Mr. Gillespie's “922g” tattoo, which presumably refers to the statute by the same name that pertains to the illegal sale, receipt, or possession of a firearm, is a closer call. Mr. Gillespie argues that any evidence of the tattoo should be excluded under Rules 403 and 404, since it is offered “as blatant [and] improper criminal propensity evidence,” and any probative value is far outweighed by the prejudicial effect it would have on the jury, especially because Mr. Gillespie is charged with violating § 922(g) in the operative indictment. The Second Circuit has held that it is error to admit a photograph of a defendant's tattoo of a gun to show he is more likely to have committed a specific act of gun violence, as that amounts to an “impermissible propensity inference . . . that the tattoo was probative of an affinity for guns and gun violence.” United States v. Smith, 348 Fed.Appx. 636, 638-39 (2d Cir. 2009); see also United States v. Thomas, 321 F.3d 627, 631 (7th Cir. 2003) (“We fail to see how the redacted photo of the tattoo was admitted for any purpose other than to establish [defendant's] propensity to possess guns. The district court's reasons for admitting the photograph, as well as the additional reasons the government provides, all circle back to one basic proposition - because [defendant] tattooed a pair of revolvers on his forearm, he is the kind of person who is likely to possess guns.”). By contrast, courts have held that a tattoo depicting a distinctive firearm is admissible to show that a defendant owned or used that firearm, which is different than a general propensity to own or use firearms. See United States v. Mackey, 249 Fed.Appx. 420, 427 (6th Cir. 2007).
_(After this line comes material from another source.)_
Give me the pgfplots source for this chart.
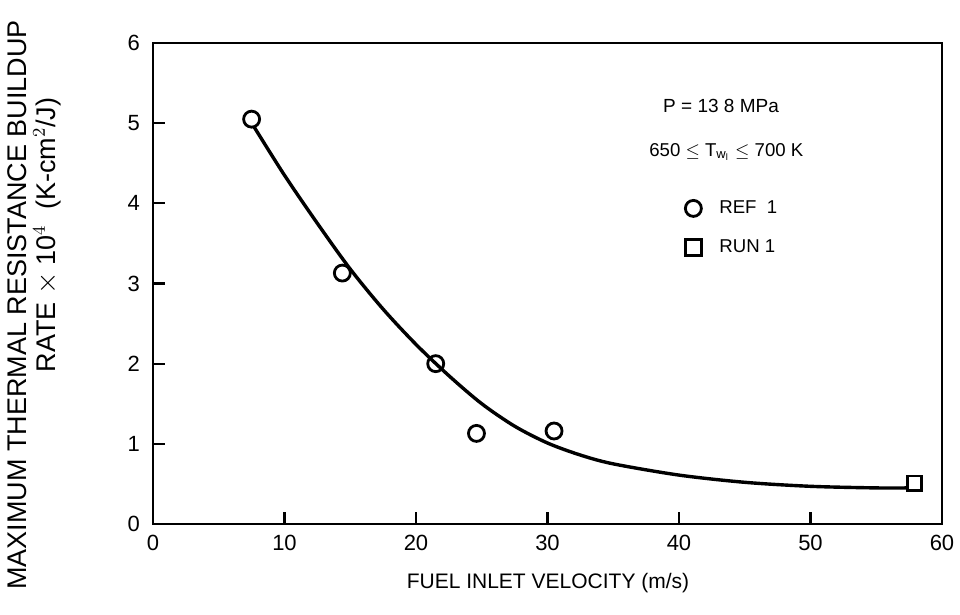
\documentclass[border=0pt]{standalone}
\usepackage{fontspec}
\setmainfont{Liberation Sans}
\usepackage{pgfplots}
\pgfplotsset{compat=1.18}
\begin{document}
\begin{tikzpicture}[x=1pt,y=1pt]
\path[use as bounding box] (0,0) rectangle (480,307.5);
\begin{axis}[
  at={(76.5pt,45.5pt)}, anchor=south west,
  width=394.5pt, height=240.5pt, scale only axis,
  xmin=0, xmax=60, ymin=0, ymax=6,
  xtick={0,10,20,30,40,50,60}, ytick={0,1,2,3,4,5,6},
  tick align=inside, xtick pos=left, ytick pos=left,
  major tick length=6pt,
  axis line style={line width=1.2pt},
  every tick/.style={line width=1.1pt, black},
  tick label style={font=\fontsize{11}{12}\selectfont},
  /pgf/number format/assume math mode=true,
  xticklabel style={yshift=-2pt},
  yticklabel style={xshift=-3pt},
  legend style={draw=none, fill=none, at={(axis cs:40.0,4.14)}, anchor=north west,
    font=\fontsize{9.3}{11}\selectfont, row sep=7.5pt,
    legend cell align=left},
  legend image post style={mark size=4pt, mark options={fill=white, line width=1.4pt}},
]
\addplot[smooth, line width=1.7pt, forget plot] coordinates {
 (7.7,4.95) (10,4.35) (12.5,3.75) (15,3.18) (17.5,2.68) (20,2.24) (22.5,1.85)
 (25,1.5) (27.5,1.22) (30,1.01) (32.5,0.86) (35,0.75) (40,0.61) (45,0.52)
 (50,0.47) (55,0.45) (57.4,0.45)
};
\addplot[only marks, mark=o, mark size=4pt, mark options={line width=1.4pt, fill=white}]
 coordinates {(7.5,5.05) (14.4,3.13) (21.5,2.0) (24.6,1.13) (30.5,1.16)};
\addlegendentry{\hspace*{7pt}REF\ \ 1}
\addplot[only marks, mark=square, mark size=3.6pt, mark options={line width=1.4pt, fill=white}]
 coordinates {(57.9,0.51)};
\addlegendentry{\hspace*{7pt}RUN 1}
\node[font=\fontsize{9.5}{11}\selectfont] at (axis cs:43.2,5.21) {P = 13 8 MPa};
\node[font=\fontsize{9.3}{11}\selectfont] at (axis cs:43.6,4.64) {650 $\leq$ T$_{\mathrm{w}_{\mathrm{l}}}$ $\leq$ 700 K};
\end{axis}
\node[font=\fontsize{10.5}{12}\selectfont] at (274,16) {FUEL INLET VELOCITY (m/s)};
\node[font=\fontsize{13.5}{15}\selectfont, rotate=90] at (8.5,155) {MAXIMUM THERMAL RESISTANCE BUILDUP};
\node[font=\fontsize{13.5}{15}\selectfont, rotate=90] at (23.5,190) {RATE $\times$ 10$^4$\ \ (K-cm$^2$/J)};
\end{tikzpicture}
\end{document}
This case is closer to Smith and Thomas than it is Mackey. If Mr. Gillespie's tattoo depicted a specific instance in which he illegally possessed a firearm or depicted a specific firearm he is alleged to have possessed, evidence of that photograph would likely be admissible. Here, the tattoo depicts a statute criminalizing gun possession, which is logically similar to a tattoo depicting a gun. Just as it would be improper to introduce a tattoo of a gun to suggest Mr. Gillespie is more likely to illegally possess one, it is impermissible to use the “922g” tattoo for the same propensity inference. Indeed, the Government suggests that its very purpose in offering evidence of the tattoo is to promote that inference by showing Mr. Gillespie's “affinity for guns and violence.” Accordingly, the Court excludes evidence of that tattoo under Rule 403.

4. Song Lyrics

The Government seeks to introduce at least one rap song performed by a self-proclaimed Bully Gang member that allegedly “confirm[s] the existence of the enterprise, and contain[s] admissions about the gang's criminal activity.” The Government reads the lyrics as conveying the Bully Gang members' loyalty, a general practice of “hunt[ing] down” and “violently assault[ing]” gang rivals, and a motive for killing the person who killed YB (an alleged Bully Gang member).

As one court recently opined, “the relevance of rap lyrics as trial evidence depends on the existence of a specific factual nexus between the content of rap music and the crimes alleged.” United States v. Jordan, No. 20-cr-305, 2024 WL 343970, at *4 (E.D.N.Y Jan. 30, 2024). Here, there is a clear distinction between lyrics that refer to specific events (such as providing the Bully Gang's potential motive to avenge YB) from lyrics about generic lawlessness (“that .40 cal gonna slump a n****”). The former type of evidence is admissible, but the latter is not.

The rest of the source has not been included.